(TASK OBJECTIVE):
Count every line that holds the string "this", and report the number alone.

[Source code of charts]
= = =

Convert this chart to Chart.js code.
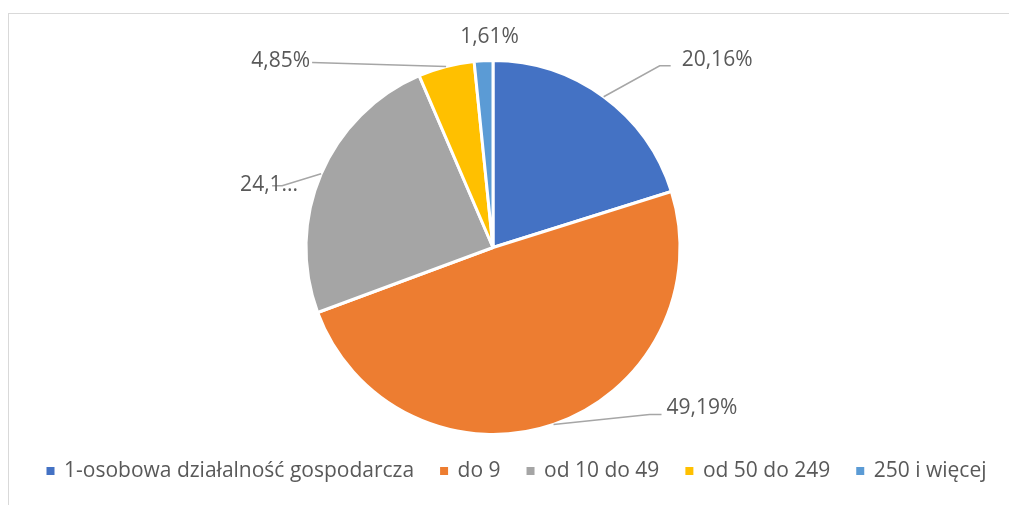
<!DOCTYPE html>
<html lang="pl">
<head>
<meta charset="utf-8">
<title>Struktura przedsiębiorstw</title>
<script src="https://cdn.jsdelivr.net/npm/chart.js@4/dist/chart.umd.min.js"></script>
<style>
    html, body { margin: 0; padding: 0; background: #fff; }
    .wrap { position: relative; width: 1009px; height: 505px; overflow: hidden; }
    .frame {
        position: absolute; left: 8px; top: 13px; width: 1100px; height: 600px;
        border-left: 1px solid #d9d9d9; border-top: 1px solid #d9d9d9;
    }
    /* płótno szersze od okna, żeby legenda zmieściła się w jednym wierszu */
    canvas { position: absolute; left: 0; top: 0; }
</style>
</head>
<body>
<div class="wrap">
    <div class="frame"></div>
    <canvas id="pieChart" width="1034" height="505"></canvas>
</div>
<script>
// Dane
const categories = ['1-osobowa działalność gospodarcza', 'do 9', 'od 10 do 49', 'od 50 do 249', '250 i więcej'];
const shares = [20.16, 49.19, 24.19, 4.85, 1.61];
const sliceColors = ['#4472C4', '#ED7D31', '#A5A5A5', '#FFC000', '#5B9BD5'];

const FONT = '"Open Sans", "Noto Sans", sans-serif';
const TEXT_COLOR = '#595959';
const LABEL_SIZE = 21;

// Położenie etykiet względem środka łuku na krawędzi (linia odniesienia + tekst)
const labelSpots = [
    { line: [[56, -31], [67, -31]], text: [78, -37], align: 'left' },
    { line: [[96, -10], [108, -10]], text: [113, -16], align: 'left' },
    { line: [[-39, 12], [-49, 12]], text: [-23, 11], align: 'right', clip: 4 },
    { line: [[-134, -4]], text: [-136, -5], align: 'right' },
    { line: [], text: [6, -24], align: 'center' }
];

const fmt = v => v.toFixed(2).replace('.', ',') + '%';

// Koło przesunięte lekko w lewo względem legendy (jak w Excelu)
const shiftPie = {
    id: 'shiftPie',
    afterLayout(chart) {
        chart.chartArea.right -= 48;
        chart.chartArea.width -= 48;
    }
};

// Etykiety z liniami odniesienia
const pieLabels = {
    id: 'pieLabels',
    afterDatasetsDraw(chart) {
        const ctx = chart.ctx;
        const meta = chart.getDatasetMeta(0);
        ctx.save();
        ctx.font = `${LABEL_SIZE}px ${FONT}`;
        ctx.textBaseline = 'middle';
        meta.data.forEach((arc, i) => {
            const { x, y, startAngle, endAngle, outerRadius } = arc.getProps(['x', 'y', 'startAngle', 'endAngle', 'outerRadius'], true);
            const mid = (startAngle + endAngle) / 2;
            const ex = x + Math.cos(mid) * outerRadius;
            const ey = y + Math.sin(mid) * outerRadius;
            const spot = labelSpots[i];

            if (spot.line.length) {
                ctx.strokeStyle = '#a6a6a6';
                ctx.lineWidth = 1.5;
                ctx.beginPath();
                ctx.moveTo(ex, ey);
                spot.line.forEach(p => ctx.lineTo(ex + p[0], ey + p[1]));
                ctx.stroke();
            }

            let txt = fmt(shares[i]);
            if (spot.clip) txt = txt.slice(0, spot.clip) + '...';
            ctx.fillStyle = TEXT_COLOR;
            ctx.textAlign = spot.align;
            ctx.fillText(txt, ex + spot.text[0], ey + spot.text[1]);
        });
        ctx.restore();
    }
};

const ctx = document.getElementById('pieChart').getContext('2d');
new Chart(ctx, {
    type: 'pie',
    data: {
        labels: categories,
        datasets: [{
            data: shares,
            backgroundColor: sliceColors,
            borderColor: '#ffffff',
            borderWidth: 3,
            radius: 187,
            clip: false
        }]
    },
    options: {
        responsive: false,
        animation: false,
        layout: { padding: { left: 0, right: 0, top: 61.5, bottom: 13.5 } },
        plugins: {
            legend: {
                position: 'bottom',
                labels: {
                    usePointStyle: true,
                    pointStyle: 'rect',
                    boxWidth: 6,
                    boxHeight: 8,
                    padding: 27,
                    color: TEXT_COLOR,
                    font: { family: FONT, size: LABEL_SIZE },
                    // bez białej obwódki kwadracików
                    generateLabels(chart) {
                        return Chart.overrides.pie.plugins.legend.labels.generateLabels(chart)
                            .map(item => ({ ...item, lineWidth: 0 }));
                    }
                }
            },
            tooltip: { enabled: false }
        }
    },
    plugins: [shiftPie, pieLabels]
});
</script>
</body>
</html>
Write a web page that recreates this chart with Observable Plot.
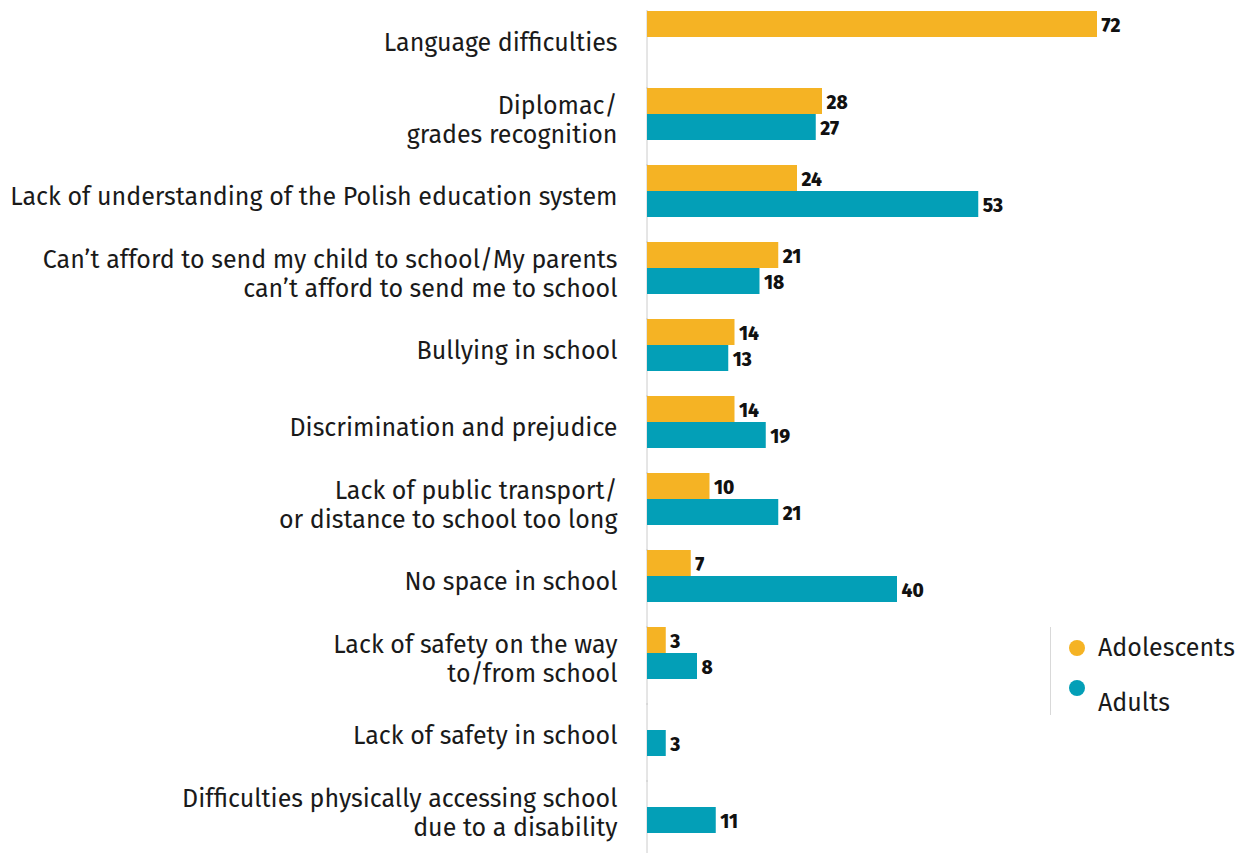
<!DOCTYPE html>
<html>
<head>
<meta charset="utf-8">
<script src="https://cdn.jsdelivr.net/npm/d3@7"></script>
<script src="https://cdn.jsdelivr.net/npm/@observablehq/plot@0.6"></script>
<style>
  body { margin: 0; background: #fff; }
  #wrap { position: relative; width: 1242px; height: 853px; overflow: hidden; font-family: "Fira Sans", "Open Sans", sans-serif; }
  #legend { position: absolute; left: 1050px; top: 627px; height: 88px; border-left: 1px solid #d9d9d9; padding-left: 18px; color: #1a1a1a; font-size: 25px; line-height: 30px; }
  .item { position: relative; height: 44px; padding-left: 30px; }
  .dot { position: absolute; left: 0; width: 16px; height: 16px; border-radius: 50%; }
  .lab { position: absolute; left: 29px; white-space: nowrap; }
</style>
</head>
<body>
<div id="wrap"><div id="chart"></div><div id="legend"></div></div>
<script>
const categories = [
  "Language difficulties",
  "Diplomac/\ngrades recognition",
  "Lack of understanding of the Polish education system",
  "Can’t afford to send my child to school/My parents\ncan’t afford to send me to school",
  "Bullying in school",
  "Discrimination and prejudice",
  "Lack of public transport/\nor distance to school too long",
  "No space in school",
  "Lack of safety on the way\nto/from school",
  "Lack of safety in school",
  "Difficulties physically accessing school\ndue to a disability"
];
const groups = ["Adolescents", "Adults"];
const adolescents = [72, 28, 24, 21, 14, 14, 10, 7, 3, null, null];
const adults = [null, 27, 53, 18, 13, 19, 21, 40, 8, 3, 11];
const colors = ["#F5B324", "#039FB7"];

const data = [];
categories.forEach((c, i) => {
  if (adolescents[i] != null) data.push({category: c, group: groups[0], value: adolescents[i]});
  if (adults[i] != null) data.push({category: c, group: groups[1], value: adults[i]});
});

const chart = Plot.plot({
  width: 1242,
  height: 853,
  marginLeft: 647,
  marginRight: 145,
  marginTop: 10,
  marginBottom: 19,
  style: {fontFamily: "'Fira Sans', 'Open Sans', sans-serif", background: "#fff"},
  x: {domain: [0, 72], axis: null},
  y: {domain: groups, axis: null, padding: 0},
  fy: {domain: categories, paddingInner: 0.31, paddingOuter: 0, label: null},
  color: {domain: groups, range: colors},
  marks: [
    Plot.ruleX([0], {stroke: "#cccccc", x: d => d, dx: -0.5, insetBottom: -26}),
    Plot.barX(data, {x: "value", y: "group", fy: "category", fill: "group"}),
    Plot.text(data, {x: "value", y: "group", fy: "category", text: d => String(d.value),
      textAnchor: "start", dx: 4, dy: 1, fontWeight: 800, fontSize: 19, fill: "#111"}),
    Plot.axisFy({anchor: "left", tickSize: 0, tickPadding: 30, fontSize: 25, label: null,
      lineHeight: 1.18, dy: 5, fill: "#1a1a1a"})
  ]
});
document.getElementById("chart").appendChild(chart);

const legend = document.getElementById("legend");
groups.forEach((g, i) => {
  const item = document.createElement("div");
  item.className = "item";
  const dot = document.createElement("div");
  dot.className = "dot";
  dot.style.background = colors[i];
  dot.style.top = i === 0 ? "13px" : "9px";
  const lab = document.createElement("div");
  lab.className = "lab";
  lab.textContent = g;
  lab.style.top = i === 0 ? "6px" : "17px";
  item.appendChild(dot);
  item.appendChild(lab);
  legend.appendChild(item);
});
</script>
</body>
</html>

= = =

(REPLY TO THE EXERCISE):
2